— START MATERIAL FOR THIS TASK —

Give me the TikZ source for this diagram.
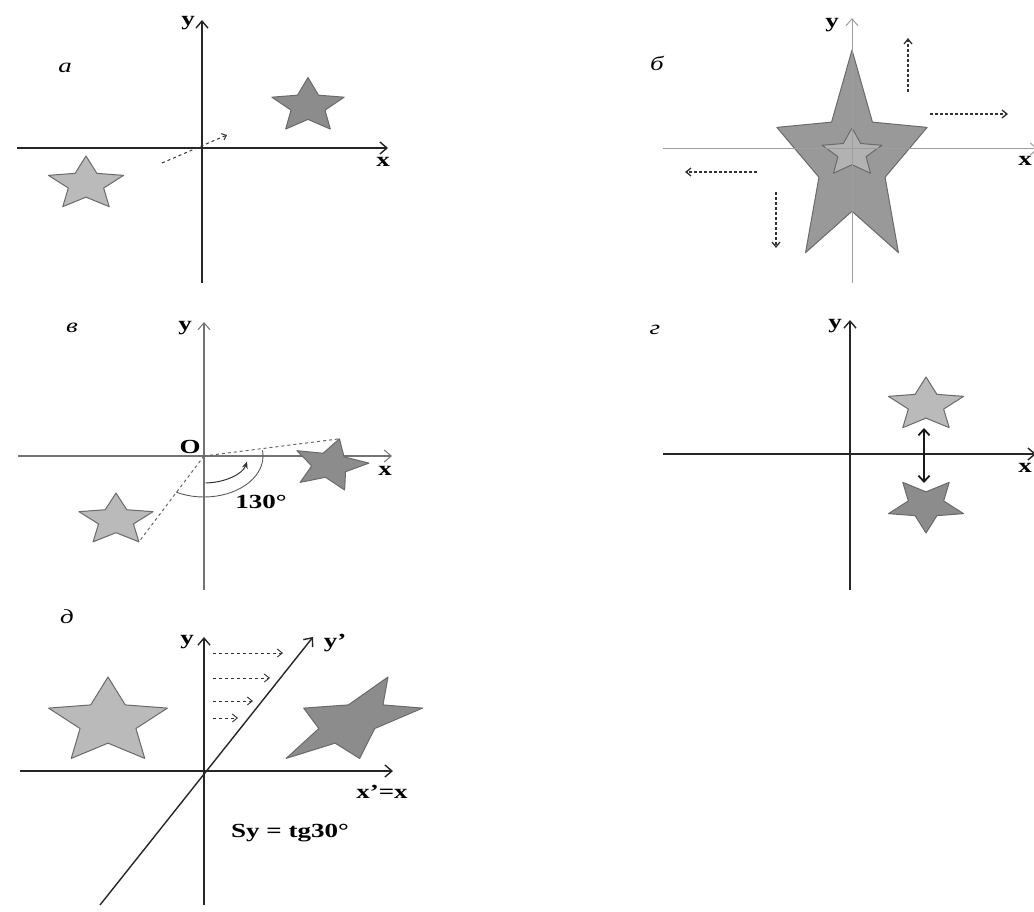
\documentclass[tikz,border=0pt]{standalone}
\usepackage{fontspec}
\setmainfont{Liberation Serif}[FakeStretch=1.35]
\usetikzlibrary{arrows.meta}
\definecolor{sdark}{HTML}{8C8C8C}
\definecolor{slight}{HTML}{BABABA}
\definecolor{sedge}{HTML}{6A6A6A}

\tikzset{
  axis/.style={line width=1.6pt,black!85,-{Straight Barb[length=7pt,width=12pt,line width=1.4pt]}},
  axisgrey/.style={line width=1.1pt,black!55,-{Straight Barb[length=7pt,width=12pt,line width=1pt]}},
  axisfaint/.style={line width=1pt,black!38,-{Straight Barb[length=7pt,width=12pt,line width=1pt]}},
  darkstar/.style={fill=sdark,draw=sedge,line width=1pt,line join=round},
  lightstar/.style={fill=slight,draw=sedge,line width=1pt,line join=round},
  lbl/.style={font=\bfseries,inner sep=1pt},
  panel/.style={font=\itshape,inner sep=1pt},
  moveto/.style={dashed,line width=1pt,black!80,-{Straight Barb[length=4pt,width=7pt]}},
  scaleto/.style={densely dashed,line width=1.3pt,black!80,-{Straight Barb[length=5pt,width=8pt]}},
  shearto/.style={dashed,line width=0.9pt,black!80,-{Straight Barb[length=5pt,width=8pt]}},
}

% star: [style]{centre}{x radius}{y radius}{rotation}{inner ratio}
\newcommand{\zvezda}[6][]{%
  \filldraw[#1,shift={(#2)}] ({#3*cos(90+#5)},{#4*sin(90+#5)})
    \foreach \k in {0,...,4}{
      -- ({#6*#3*cos(126+#5+72*\k)},{#6*#4*sin(126+#5+72*\k)})
      -- ({#3*cos(162+#5+72*\k)},{#4*sin(162+#5+72*\k)})} -- cycle;}

\begin{document}
\fontsize{20}{24}\selectfont
\begin{tikzpicture}[x=1pt,y=1pt]
  \useasboundingbox (0,0) rectangle (1034,-912);

  % a: translation
  \begin{scope}[shift={(202,-148)}]
    \coordinate (aW) at (-185,0);  \coordinate (aE) at (186,0);
    \coordinate (aS) at (0,-135);  \coordinate (aN) at (0,128);
    \draw[axis] (aW) -- (aE);
    \draw[axis] (aS) -- (aN);
    \node[lbl] (ay) at (-14,125) {y};
    \node[lbl] (ax) at (181,-14) {x};
    \node[panel] (al) at (-137,80) {а};
    \zvezda[darkstar]{106,42}{38}{28.5}{0}{0.47}
    \zvezda[lightstar]{-116,-36}{39.5}{28}{0}{0.47}
    \coordinate (aFrom) at (-40,-15);
    \coordinate (aTo) at (25,13);
    \draw[moveto] (aFrom) -- (aTo);
  \end{scope}

  % b: scaling
  \begin{scope}[shift={(852,-149)}]
    \zvezda[darkstar,fill=black!40]{0,-13}{79}{112}{0}{0.44}
    \zvezda[lightstar,fill=black!30]{0,-4}{31.5}{25}{0}{0.47}
    \coordinate (bW) at (-189,0);  \coordinate (bE) at (186,0);
    \coordinate (bS) at (0,-134);  \coordinate (bN) at (0,131);
    \draw[axisfaint] (bW) -- (bE);
    \draw[axisfaint] (bS) -- (bN);
    \node[lbl] (by) at (-20,124) {y};
    \node[lbl] (bx) at (173,-12) {x};
    \node[panel] (bl) at (-195,86) {б};
    \coordinate (bU1) at (56,57);   \coordinate (bU2) at (56,111);
    \coordinate (bR1) at (78,35);   \coordinate (bR2) at (156,35);
    \coordinate (bL1) at (-95,-23); \coordinate (bL2) at (-167,-23);
    \coordinate (bD1) at (-76,-43); \coordinate (bD2) at (-76,-99);
    \draw[scaleto] (bU1) -- (bU2);
    \draw[scaleto] (bR1) -- (bR2);
    \draw[scaleto] (bL1) -- (bL2);
    \draw[scaleto] (bD1) -- (bD2);
  \end{scope}

  % v: rotation
  \begin{scope}[shift={(204,-456)}]
    \coordinate (vO) at (0,0);
    \coordinate (vW) at (-186,0);  \coordinate (vE) at (188,0);
    \coordinate (vS) at (0,-134);  \coordinate (vN) at (0,134);
    \draw[axisgrey] (vW) -- (vE);
    \draw[axisgrey] (vS) -- (vN);
    \node[panel] (vl) at (-132,128) {в};
    \node[lbl] (vy) at (-19,128) {y};
    \node[lbl] (vo) at (-14,9) {O};
    \node[lbl] (vx) at (181,-15) {x};
    \node[lbl] (vang) at (57,-46) {130°};
    \zvezda[lightstar]{-88,-64}{39}{27}{0}{0.47}
    \zvezda[darkstar]{126,-9}{39}{27}{-14}{0.47}
    \coordinate (vA) at ({-88+39*cos(-54)},{-64+27*sin(-54)});
    \coordinate (vB) at ({126+39*cos(76)},{-9+27*sin(76)});
    \draw[dashed,line width=1pt,black!60] (vO) -- (vA);
    \draw[dashed,line width=1pt,black!60] (vO) -- (vB);
    \draw[line width=0.9pt,black!65] (vO) ++(242:59pt and 41pt)
      arc[start angle=242,end angle=368,x radius=59pt,y radius=41pt];
    \draw[line width=1pt,black!80,-{Stealth[length=7pt,width=6pt]}] (vO) ++(-88:44pt and 27pt)
      arc[start angle=-88,end angle=-12,x radius=44pt,y radius=27pt];
  \end{scope}

  % g: reflection
  \begin{scope}[shift={(850,-454)}]
    \coordinate (gW) at (-187,0);  \coordinate (gE) at (186,0);
    \coordinate (gS) at (0,-136);  \coordinate (gN) at (0,134);
    \draw[axis] (gW) -- (gE);
    \draw[axis] (gS) -- (gN);
    \node[panel] (gl) at (-195,124) {г};
    \node[lbl] (gy) at (-15,128) {y};
    \node[lbl] (gx) at (175,-14) {x};
    \zvezda[lightstar]{76,49}{39.5}{28}{0}{0.47}
    \zvezda[darkstar]{76,-51}{39.5}{28}{180}{0.47}
    \coordinate (gUp) at (74,26);
    \coordinate (gDn) at (74,-29);
    \draw[line width=1.8pt,black!90,{Straight Barb[length=6pt,width=11pt]}-{Straight Barb[length=6pt,width=11pt]}] (gUp) -- (gDn);
  \end{scope}

  % d: shear
  \begin{scope}[shift={(204,-771)}]
    \coordinate (dW) at (-184,0);  \coordinate (dE) at (189,0);
    \coordinate (dS) at (0,-134);  \coordinate (dN) at (0,134);
    \coordinate (dQ1) at (-104,-134); \coordinate (dQ2) at (109,134);
    \draw[axis] (dW) -- (dE);
    \draw[axis] (dS) -- (dN);
    \draw[axis,line width=1.4pt] (dQ1) -- (dQ2);
    \node[panel] (dl) at (-137,154) {д};
    \node[lbl] (dy) at (-17,129) {y};
    \node[lbl] (dyy) at (131,128) {y'};
    \node[lbl] (dxx) at (178,-21) {x'=x};
    \node[lbl] (dsy) at (86,-62) {Sy = tg30°};
    \zvezda[lightstar]{-96,49}{62.5}{45}{0}{0.47}
    \begin{scope}[cm={1,0,0.8,1,(204.8,0)}]
      \zvezda[darkstar]{-96,49}{62.5}{45}{0}{0.47}
    \end{scope}
    \foreach \h/\e [count=\i] in {118/79,93/66,70/49,53/34}{
      \coordinate (dA\i) at (9,\h);
      \coordinate (dB\i) at (\e,\h);
      \draw[shearto] (dA\i) -- (dB\i);
    }
  \end{scope}
\end{tikzpicture}
\end{document}
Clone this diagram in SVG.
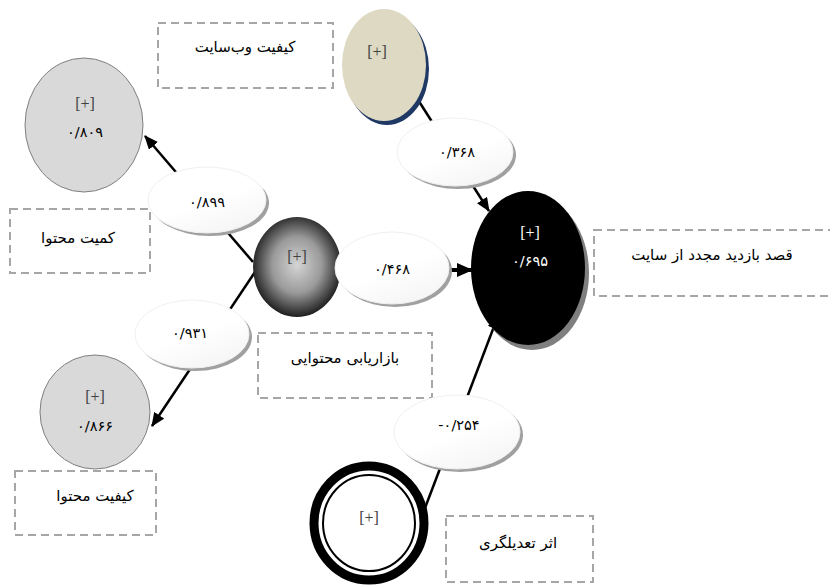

— END MATERIAL FOR THIS TASK —

Each entry must be retyped word for word, with every image omitted.

WRITTEN RESPONSE:
Give me the TikZ source for this diagram.
\documentclass[tikz,border=0pt]{standalone}
\usepackage{fontspec}
\setmainfont{Liberation Serif}[FakeStretch=1.35]
\usetikzlibrary{arrows.meta}
\definecolor{sdark}{HTML}{8C8C8C}
\definecolor{slight}{HTML}{BABABA}
\definecolor{sedge}{HTML}{6A6A6A}

\tikzset{
  axis/.style={line width=1.6pt,black!85,-{Straight Barb[length=7pt,width=12pt,line width=1.4pt]}},
  axisgrey/.style={line width=1.1pt,black!55,-{Straight Barb[length=7pt,width=12pt,line width=1pt]}},
  axisfaint/.style={line width=1pt,black!38,-{Straight Barb[length=7pt,width=12pt,line width=1pt]}},
  darkstar/.style={fill=sdark,draw=sedge,line width=1pt,line join=round},
  lightstar/.style={fill=slight,draw=sedge,line width=1pt,line join=round},
  lbl/.style={font=\bfseries,inner sep=1pt},
  panel/.style={font=\itshape,inner sep=1pt},
  moveto/.style={dashed,line width=1pt,black!80,-{Straight Barb[length=4pt,width=7pt]}},
  scaleto/.style={densely dashed,line width=1.3pt,black!80,-{Straight Barb[length=5pt,width=8pt]}},
  shearto/.style={dashed,line width=0.9pt,black!80,-{Straight Barb[length=5pt,width=8pt]}},
}

% star: [style]{centre}{x radius}{y radius}{rotation}{inner ratio}
\newcommand{\zvezda}[6][]{%
  \filldraw[#1,shift={(#2)}] ({#3*cos(90+#5)},{#4*sin(90+#5)})
    \foreach \k in {0,...,4}{
      -- ({#6*#3*cos(126+#5+72*\k)},{#6*#4*sin(126+#5+72*\k)})
      -- ({#3*cos(162+#5+72*\k)},{#4*sin(162+#5+72*\k)})} -- cycle;}

\begin{document}
\fontsize{20}{24}\selectfont
\begin{tikzpicture}[x=1pt,y=1pt]
  \useasboundingbox (0,0) rectangle (1034,-912);

  % a: translation
  \begin{scope}[shift={(202,-148)}]
    \coordinate (aW) at (-185,0);  \coordinate (aE) at (186,0);
    \coordinate (aS) at (0,-135);  \coordinate (aN) at (0,128);
    \draw[axis] (aW) -- (aE);
    \draw[axis] (aS) -- (aN);
    \node[lbl] (ay) at (-14,125) {y};
    \node[lbl] (ax) at (181,-14) {x};
    \node[panel] (al) at (-137,80) {а};
    \zvezda[darkstar]{106,42}{38}{28.5}{0}{0.47}
    \zvezda[lightstar]{-116,-36}{39.5}{28}{0}{0.47}
    \coordinate (aFrom) at (-40,-15);
    \coordinate (aTo) at (25,13);
    \draw[moveto] (aFrom) -- (aTo);
  \end{scope}

  % b: scaling
  \begin{scope}[shift={(852,-149)}]
    \zvezda[darkstar,fill=black!40]{0,-13}{79}{112}{0}{0.44}
    \zvezda[lightstar,fill=black!30]{0,-4}{31.5}{25}{0}{0.47}
    \coordinate (bW) at (-189,0);  \coordinate (bE) at (186,0);
    \coordinate (bS) at (0,-134);  \coordinate (bN) at (0,131);
    \draw[axisfaint] (bW) -- (bE);
    \draw[axisfaint] (bS) -- (bN);
    \node[lbl] (by) at (-20,124) {y};
    \node[lbl] (bx) at (173,-12) {x};
    \node[panel] (bl) at (-195,86) {б};
    \coordinate (bU1) at (56,57);   \coordinate (bU2) at (56,111);
    \coordinate (bR1) at (78,35);   \coordinate (bR2) at (156,35);
    \coordinate (bL1) at (-95,-23); \coordinate (bL2) at (-167,-23);
    \coordinate (bD1) at (-76,-43); \coordinate (bD2) at (-76,-99);
    \draw[scaleto] (bU1) -- (bU2);
    \draw[scaleto] (bR1) -- (bR2);
    \draw[scaleto] (bL1) -- (bL2);
    \draw[scaleto] (bD1) -- (bD2);
  \end{scope}

  % v: rotation
  \begin{scope}[shift={(204,-456)}]
    \coordinate (vO) at (0,0);
    \coordinate (vW) at (-186,0);  \coordinate (vE) at (188,0);
    \coordinate (vS) at (0,-134);  \coordinate (vN) at (0,134);
    \draw[axisgrey] (vW) -- (vE);
    \draw[axisgrey] (vS) -- (vN);
    \node[panel] (vl) at (-132,128) {в};
    \node[lbl] (vy) at (-19,128) {y};
    \node[lbl] (vo) at (-14,9) {O};
    \node[lbl] (vx) at (181,-15) {x};
    \node[lbl] (vang) at (57,-46) {130°};
    \zvezda[lightstar]{-88,-64}{39}{27}{0}{0.47}
    \zvezda[darkstar]{126,-9}{39}{27}{-14}{0.47}
    \coordinate (vA) at ({-88+39*cos(-54)},{-64+27*sin(-54)});
    \coordinate (vB) at ({126+39*cos(76)},{-9+27*sin(76)});
    \draw[dashed,line width=1pt,black!60] (vO) -- (vA);
    \draw[dashed,line width=1pt,black!60] (vO) -- (vB);
    \draw[line width=0.9pt,black!65] (vO) ++(242:59pt and 41pt)
      arc[start angle=242,end angle=368,x radius=59pt,y radius=41pt];
    \draw[line width=1pt,black!80,-{Stealth[length=7pt,width=6pt]}] (vO) ++(-88:44pt and 27pt)
      arc[start angle=-88,end angle=-12,x radius=44pt,y radius=27pt];
  \end{scope}

  % g: reflection
  \begin{scope}[shift={(850,-454)}]
    \coordinate (gW) at (-187,0);  \coordinate (gE) at (186,0);
    \coordinate (gS) at (0,-136);  \coordinate (gN) at (0,134);
    \draw[axis] (gW) -- (gE);
    \draw[axis] (gS) -- (gN);
    \node[panel] (gl) at (-195,124) {г};
    \node[lbl] (gy) at (-15,128) {y};
    \node[lbl] (gx) at (175,-14) {x};
    \zvezda[lightstar]{76,49}{39.5}{28}{0}{0.47}
    \zvezda[darkstar]{76,-51}{39.5}{28}{180}{0.47}
    \coordinate (gUp) at (74,26);
    \coordinate (gDn) at (74,-29);
    \draw[line width=1.8pt,black!90,{Straight Barb[length=6pt,width=11pt]}-{Straight Barb[length=6pt,width=11pt]}] (gUp) -- (gDn);
  \end{scope}

  % d: shear
  \begin{scope}[shift={(204,-771)}]
    \coordinate (dW) at (-184,0);  \coordinate (dE) at (189,0);
    \coordinate (dS) at (0,-134);  \coordinate (dN) at (0,134);
    \coordinate (dQ1) at (-104,-134); \coordinate (dQ2) at (109,134);
    \draw[axis] (dW) -- (dE);
    \draw[axis] (dS) -- (dN);
    \draw[axis,line width=1.4pt] (dQ1) -- (dQ2);
    \node[panel] (dl) at (-137,154) {д};
    \node[lbl] (dy) at (-17,129) {y};
    \node[lbl] (dyy) at (131,128) {y'};
    \node[lbl] (dxx) at (178,-21) {x'=x};
    \node[lbl] (dsy) at (86,-62) {Sy = tg30°};
    \zvezda[lightstar]{-96,49}{62.5}{45}{0}{0.47}
    \begin{scope}[cm={1,0,0.8,1,(204.8,0)}]
      \zvezda[darkstar]{-96,49}{62.5}{45}{0}{0.47}
    \end{scope}
    \foreach \h/\e [count=\i] in {118/79,93/66,70/49,53/34}{
      \coordinate (dA\i) at (9,\h);
      \coordinate (dB\i) at (\e,\h);
      \draw[shearto] (dA\i) -- (dB\i);
    }
  \end{scope}
\end{tikzpicture}
\end{document}
Clone this diagram in SVG.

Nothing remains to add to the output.